| Short task |
Type out every line below exactly as it reads.

| Data |
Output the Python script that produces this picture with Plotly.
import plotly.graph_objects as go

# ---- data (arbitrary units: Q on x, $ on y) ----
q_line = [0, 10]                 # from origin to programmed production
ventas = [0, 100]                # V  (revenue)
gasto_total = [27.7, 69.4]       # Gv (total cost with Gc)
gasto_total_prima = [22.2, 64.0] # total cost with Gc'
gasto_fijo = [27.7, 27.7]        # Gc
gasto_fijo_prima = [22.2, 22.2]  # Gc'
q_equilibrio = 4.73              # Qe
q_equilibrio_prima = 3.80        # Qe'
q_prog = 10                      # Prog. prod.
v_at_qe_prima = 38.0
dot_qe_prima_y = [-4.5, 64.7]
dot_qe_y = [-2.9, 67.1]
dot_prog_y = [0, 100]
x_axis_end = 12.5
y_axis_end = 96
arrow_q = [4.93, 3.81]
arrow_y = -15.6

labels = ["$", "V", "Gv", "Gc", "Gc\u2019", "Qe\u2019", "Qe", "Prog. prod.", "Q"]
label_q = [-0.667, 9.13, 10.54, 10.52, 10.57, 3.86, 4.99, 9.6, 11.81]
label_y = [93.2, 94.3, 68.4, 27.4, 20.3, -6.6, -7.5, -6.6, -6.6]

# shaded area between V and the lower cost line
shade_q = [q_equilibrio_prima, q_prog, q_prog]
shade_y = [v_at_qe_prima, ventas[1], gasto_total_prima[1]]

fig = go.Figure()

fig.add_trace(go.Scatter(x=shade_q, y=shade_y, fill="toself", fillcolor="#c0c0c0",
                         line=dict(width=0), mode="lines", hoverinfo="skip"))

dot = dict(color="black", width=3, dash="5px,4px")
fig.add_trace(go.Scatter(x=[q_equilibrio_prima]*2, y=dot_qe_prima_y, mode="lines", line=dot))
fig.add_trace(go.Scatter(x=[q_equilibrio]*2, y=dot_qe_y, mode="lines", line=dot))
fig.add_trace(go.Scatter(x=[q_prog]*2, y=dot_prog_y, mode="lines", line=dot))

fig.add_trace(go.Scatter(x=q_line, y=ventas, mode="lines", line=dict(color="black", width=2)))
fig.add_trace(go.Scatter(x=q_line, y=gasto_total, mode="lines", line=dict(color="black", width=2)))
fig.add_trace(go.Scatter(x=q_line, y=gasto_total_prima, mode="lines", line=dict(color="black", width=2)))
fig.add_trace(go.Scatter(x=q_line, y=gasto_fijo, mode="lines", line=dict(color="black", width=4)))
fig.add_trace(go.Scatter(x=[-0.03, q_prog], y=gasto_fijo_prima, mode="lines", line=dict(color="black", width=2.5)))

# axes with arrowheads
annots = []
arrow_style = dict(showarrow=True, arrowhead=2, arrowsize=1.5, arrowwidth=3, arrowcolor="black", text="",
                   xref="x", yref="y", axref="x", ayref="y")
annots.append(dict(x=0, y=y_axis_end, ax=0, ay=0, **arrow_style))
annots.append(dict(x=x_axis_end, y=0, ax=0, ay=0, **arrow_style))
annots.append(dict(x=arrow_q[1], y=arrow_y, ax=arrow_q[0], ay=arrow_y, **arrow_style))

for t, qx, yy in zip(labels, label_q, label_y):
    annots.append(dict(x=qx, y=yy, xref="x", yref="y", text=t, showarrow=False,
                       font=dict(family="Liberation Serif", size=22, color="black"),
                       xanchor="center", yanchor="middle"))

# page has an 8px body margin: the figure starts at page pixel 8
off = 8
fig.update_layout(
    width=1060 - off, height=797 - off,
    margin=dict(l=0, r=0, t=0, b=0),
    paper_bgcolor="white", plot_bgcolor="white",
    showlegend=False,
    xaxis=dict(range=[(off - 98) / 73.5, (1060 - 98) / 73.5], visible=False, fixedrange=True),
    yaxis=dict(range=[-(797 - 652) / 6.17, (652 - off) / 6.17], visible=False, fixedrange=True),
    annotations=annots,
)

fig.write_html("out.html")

| The answer |
Output the Python script that produces this picture with Plotly.
import plotly.graph_objects as go

# ---- data (arbitrary units: Q on x, $ on y) ----
q_line = [0, 10]                 # from origin to programmed production
ventas = [0, 100]                # V  (revenue)
gasto_total = [27.7, 69.4]       # Gv (total cost with Gc)
gasto_total_prima = [22.2, 64.0] # total cost with Gc'
gasto_fijo = [27.7, 27.7]        # Gc
gasto_fijo_prima = [22.2, 22.2]  # Gc'
q_equilibrio = 4.73              # Qe
q_equilibrio_prima = 3.80        # Qe'
q_prog = 10                      # Prog. prod.
v_at_qe_prima = 38.0
dot_qe_prima_y = [-4.5, 64.7]
dot_qe_y = [-2.9, 67.1]
dot_prog_y = [0, 100]
x_axis_end = 12.5
y_axis_end = 96
arrow_q = [4.93, 3.81]
arrow_y = -15.6

labels = ["$", "V", "Gv", "Gc", "Gc\u2019", "Qe\u2019", "Qe", "Prog. prod.", "Q"]
label_q = [-0.667, 9.13, 10.54, 10.52, 10.57, 3.86, 4.99, 9.6, 11.81]
label_y = [93.2, 94.3, 68.4, 27.4, 20.3, -6.6, -7.5, -6.6, -6.6]

# shaded area between V and the lower cost line
shade_q = [q_equilibrio_prima, q_prog, q_prog]
shade_y = [v_at_qe_prima, ventas[1], gasto_total_prima[1]]

fig = go.Figure()

fig.add_trace(go.Scatter(x=shade_q, y=shade_y, fill="toself", fillcolor="#c0c0c0",
                         line=dict(width=0), mode="lines", hoverinfo="skip"))

dot = dict(color="black", width=3, dash="5px,4px")
fig.add_trace(go.Scatter(x=[q_equilibrio_prima]*2, y=dot_qe_prima_y, mode="lines", line=dot))
fig.add_trace(go.Scatter(x=[q_equilibrio]*2, y=dot_qe_y, mode="lines", line=dot))
fig.add_trace(go.Scatter(x=[q_prog]*2, y=dot_prog_y, mode="lines", line=dot))

fig.add_trace(go.Scatter(x=q_line, y=ventas, mode="lines", line=dict(color="black", width=2)))
fig.add_trace(go.Scatter(x=q_line, y=gasto_total, mode="lines", line=dict(color="black", width=2)))
fig.add_trace(go.Scatter(x=q_line, y=gasto_total_prima, mode="lines", line=dict(color="black", width=2)))
fig.add_trace(go.Scatter(x=q_line, y=gasto_fijo, mode="lines", line=dict(color="black", width=4)))
fig.add_trace(go.Scatter(x=[-0.03, q_prog], y=gasto_fijo_prima, mode="lines", line=dict(color="black", width=2.5)))

# axes with arrowheads
annots = []
arrow_style = dict(showarrow=True, arrowhead=2, arrowsize=1.5, arrowwidth=3, arrowcolor="black", text="",
                   xref="x", yref="y", axref="x", ayref="y")
annots.append(dict(x=0, y=y_axis_end, ax=0, ay=0, **arrow_style))
annots.append(dict(x=x_axis_end, y=0, ax=0, ay=0, **arrow_style))
annots.append(dict(x=arrow_q[1], y=arrow_y, ax=arrow_q[0], ay=arrow_y, **arrow_style))

for t, qx, yy in zip(labels, label_q, label_y):
    annots.append(dict(x=qx, y=yy, xref="x", yref="y", text=t, showarrow=False,
                       font=dict(family="Liberation Serif", size=22, color="black"),
                       xanchor="center", yanchor="middle"))

# page has an 8px body margin: the figure starts at page pixel 8
off = 8
fig.update_layout(
    width=1060 - off, height=797 - off,
    margin=dict(l=0, r=0, t=0, b=0),
    paper_bgcolor="white", plot_bgcolor="white",
    showlegend=False,
    xaxis=dict(range=[(off - 98) / 73.5, (1060 - 98) / 73.5], visible=False, fixedrange=True),
    yaxis=dict(range=[-(797 - 652) / 6.17, (652 - off) / 6.17], visible=False, fixedrange=True),
    annotations=annots,
)

fig.write_html("out.html")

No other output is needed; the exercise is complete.